The king was scandalized. Ordinarily, consorting with the gods as he had been doing with her would have led to an immediate death. Oronsen told him not to fear her. She was happy with him, and would therefore gladly remain on Earth as one of his wives, if he made certain that three of her unbreakable taboos were never violated. Rerengejen promised that he would do so, and later warned both his senior wife and other wives to never break the taboos.

The king and his divine queen became even closer than they had been before after this revelation was made, and Oronsen soon blessed her husband's entire household with abundant wealth. One day, while Rerengejen was out hunting, Oronsen had a disagreement with the other queens, and they in turn violated her three taboos in an attempt to spite her.

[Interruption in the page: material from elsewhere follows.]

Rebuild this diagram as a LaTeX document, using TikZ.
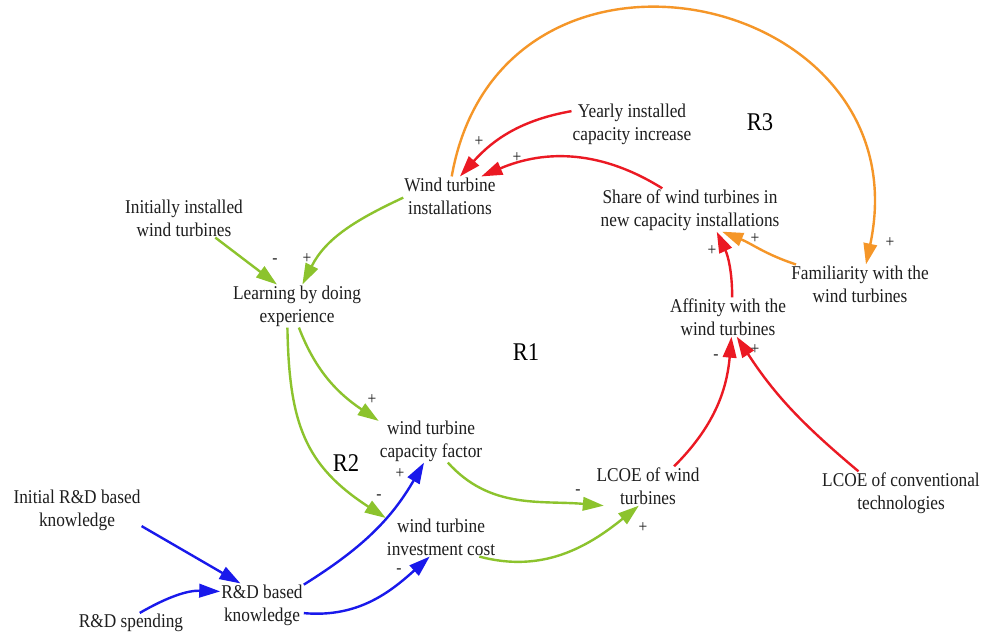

Crying out in pain, Oronsen fled the palace thereafter, and the chiefs and guards that set out to find her and bring her back found that their efforts ultimately proved to be futile. When the king returned from the hunt, he was informed of what had happened in his absence and, being greatly grieved, set out to search for his wife himself.

After four days and four nights of searching, he finally found her in a forest. Rerengejen begged Oronsen to return with him, but she sadly told him that having been betrayed, she would never again live in the world of mankind. She then asked him to institute a ceremony of remembrance in her honour, so that she would bless Owo and guard it for all of time. The heartbroken king agreed to do so, and indeed later gave the order creating the ceremony upon his return to the palace. This is why the Owos have celebrated the Igogo festival from that day to this one.